Task brief: Copy the data exactly as it appears, and do not include any pictures.

Source excerpt:
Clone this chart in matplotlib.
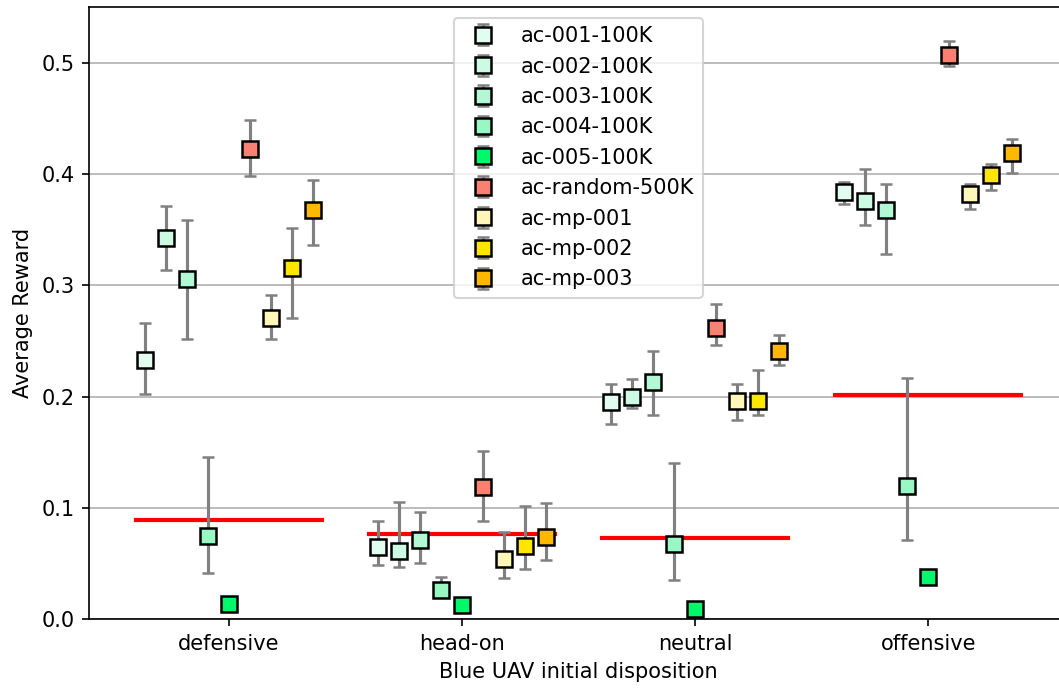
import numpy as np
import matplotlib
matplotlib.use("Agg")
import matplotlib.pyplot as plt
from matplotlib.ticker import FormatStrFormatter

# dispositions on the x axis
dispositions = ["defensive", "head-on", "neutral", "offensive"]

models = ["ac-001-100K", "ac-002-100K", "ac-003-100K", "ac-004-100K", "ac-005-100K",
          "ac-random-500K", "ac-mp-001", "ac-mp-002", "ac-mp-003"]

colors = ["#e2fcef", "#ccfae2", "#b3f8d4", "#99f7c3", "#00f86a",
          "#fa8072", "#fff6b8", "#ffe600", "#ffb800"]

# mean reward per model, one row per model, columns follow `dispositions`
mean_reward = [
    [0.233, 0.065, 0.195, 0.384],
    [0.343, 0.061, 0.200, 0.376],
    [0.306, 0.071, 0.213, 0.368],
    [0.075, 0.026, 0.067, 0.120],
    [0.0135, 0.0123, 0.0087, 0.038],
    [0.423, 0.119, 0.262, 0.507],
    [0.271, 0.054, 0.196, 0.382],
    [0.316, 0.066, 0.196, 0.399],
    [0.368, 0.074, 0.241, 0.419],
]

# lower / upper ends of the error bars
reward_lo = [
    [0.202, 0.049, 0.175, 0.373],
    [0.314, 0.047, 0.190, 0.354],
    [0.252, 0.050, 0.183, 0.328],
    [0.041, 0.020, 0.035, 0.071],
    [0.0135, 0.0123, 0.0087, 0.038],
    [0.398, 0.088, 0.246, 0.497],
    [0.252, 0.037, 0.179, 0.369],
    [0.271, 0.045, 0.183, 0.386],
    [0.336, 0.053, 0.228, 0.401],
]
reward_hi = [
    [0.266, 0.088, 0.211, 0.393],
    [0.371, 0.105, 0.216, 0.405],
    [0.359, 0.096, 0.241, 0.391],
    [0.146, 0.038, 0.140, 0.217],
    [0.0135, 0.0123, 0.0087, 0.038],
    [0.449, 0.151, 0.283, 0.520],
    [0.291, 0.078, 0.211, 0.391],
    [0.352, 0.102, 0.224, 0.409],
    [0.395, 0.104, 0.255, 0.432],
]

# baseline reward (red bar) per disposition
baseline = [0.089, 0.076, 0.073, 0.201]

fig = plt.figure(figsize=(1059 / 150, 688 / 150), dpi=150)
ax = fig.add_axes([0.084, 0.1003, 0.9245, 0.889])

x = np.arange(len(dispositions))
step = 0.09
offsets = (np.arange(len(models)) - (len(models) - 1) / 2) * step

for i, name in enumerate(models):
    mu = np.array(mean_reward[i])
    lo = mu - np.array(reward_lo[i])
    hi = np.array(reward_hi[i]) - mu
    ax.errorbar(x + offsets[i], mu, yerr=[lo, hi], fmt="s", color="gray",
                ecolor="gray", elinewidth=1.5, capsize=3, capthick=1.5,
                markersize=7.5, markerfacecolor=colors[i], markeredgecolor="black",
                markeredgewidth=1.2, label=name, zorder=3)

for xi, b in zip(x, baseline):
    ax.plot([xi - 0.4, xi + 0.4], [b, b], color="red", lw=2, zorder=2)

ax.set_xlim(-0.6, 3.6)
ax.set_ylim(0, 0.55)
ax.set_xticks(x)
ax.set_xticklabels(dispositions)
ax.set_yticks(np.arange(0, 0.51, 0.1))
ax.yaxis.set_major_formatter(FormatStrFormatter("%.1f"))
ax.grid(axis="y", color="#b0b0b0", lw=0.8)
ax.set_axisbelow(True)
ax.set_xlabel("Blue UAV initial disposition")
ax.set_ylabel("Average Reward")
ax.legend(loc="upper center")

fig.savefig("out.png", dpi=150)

Written reply:
Clone this chart in matplotlib.
import numpy as np
import matplotlib
matplotlib.use("Agg")
import matplotlib.pyplot as plt
from matplotlib.ticker import FormatStrFormatter

# dispositions on the x axis
dispositions = ["defensive", "head-on", "neutral", "offensive"]

models = ["ac-001-100K", "ac-002-100K", "ac-003-100K", "ac-004-100K", "ac-005-100K",
          "ac-random-500K", "ac-mp-001", "ac-mp-002", "ac-mp-003"]

colors = ["#e2fcef", "#ccfae2", "#b3f8d4", "#99f7c3", "#00f86a",
          "#fa8072", "#fff6b8", "#ffe600", "#ffb800"]

# mean reward per model, one row per model, columns follow `dispositions`
mean_reward = [
    [0.233, 0.065, 0.195, 0.384],
    [0.343, 0.061, 0.200, 0.376],
    [0.306, 0.071, 0.213, 0.368],
    [0.075, 0.026, 0.067, 0.120],
    [0.0135, 0.0123, 0.0087, 0.038],
    [0.423, 0.119, 0.262, 0.507],
    [0.271, 0.054, 0.196, 0.382],
    [0.316, 0.066, 0.196, 0.399],
    [0.368, 0.074, 0.241, 0.419],
]

# lower / upper ends of the error bars
reward_lo = [
    [0.202, 0.049, 0.175, 0.373],
    [0.314, 0.047, 0.190, 0.354],
    [0.252, 0.050, 0.183, 0.328],
    [0.041, 0.020, 0.035, 0.071],
    [0.0135, 0.0123, 0.0087, 0.038],
    [0.398, 0.088, 0.246, 0.497],
    [0.252, 0.037, 0.179, 0.369],
    [0.271, 0.045, 0.183, 0.386],
    [0.336, 0.053, 0.228, 0.401],
]
reward_hi = [
    [0.266, 0.088, 0.211, 0.393],
    [0.371, 0.105, 0.216, 0.405],
    [0.359, 0.096, 0.241, 0.391],
    [0.146, 0.038, 0.140, 0.217],
    [0.0135, 0.0123, 0.0087, 0.038],
    [0.449, 0.151, 0.283, 0.520],
    [0.291, 0.078, 0.211, 0.391],
    [0.352, 0.102, 0.224, 0.409],
    [0.395, 0.104, 0.255, 0.432],
]

# baseline reward (red bar) per disposition
baseline = [0.089, 0.076, 0.073, 0.201]

fig = plt.figure(figsize=(1059 / 150, 688 / 150), dpi=150)
ax = fig.add_axes([0.084, 0.1003, 0.9245, 0.889])

x = np.arange(len(dispositions))
step = 0.09
offsets = (np.arange(len(models)) - (len(models) - 1) / 2) * step

for i, name in enumerate(models):
    mu = np.array(mean_reward[i])
    lo = mu - np.array(reward_lo[i])
    hi = np.array(reward_hi[i]) - mu
    ax.errorbar(x + offsets[i], mu, yerr=[lo, hi], fmt="s", color="gray",
                ecolor="gray", elinewidth=1.5, capsize=3, capthick=1.5,
                markersize=7.5, markerfacecolor=colors[i], markeredgecolor="black",
                markeredgewidth=1.2, label=name, zorder=3)

for xi, b in zip(x, baseline):
    ax.plot([xi - 0.4, xi + 0.4], [b, b], color="red", lw=2, zorder=2)

ax.set_xlim(-0.6, 3.6)
ax.set_ylim(0, 0.55)
ax.set_xticks(x)
ax.set_xticklabels(dispositions)
ax.set_yticks(np.arange(0, 0.51, 0.1))
ax.yaxis.set_major_formatter(FormatStrFormatter("%.1f"))
ax.grid(axis="y", color="#b0b0b0", lw=0.8)
ax.set_axisbelow(True)
ax.set_xlabel("Blue UAV initial disposition")
ax.set_ylabel("Average Reward")
ax.legend(loc="upper center")

fig.savefig("out.png", dpi=150)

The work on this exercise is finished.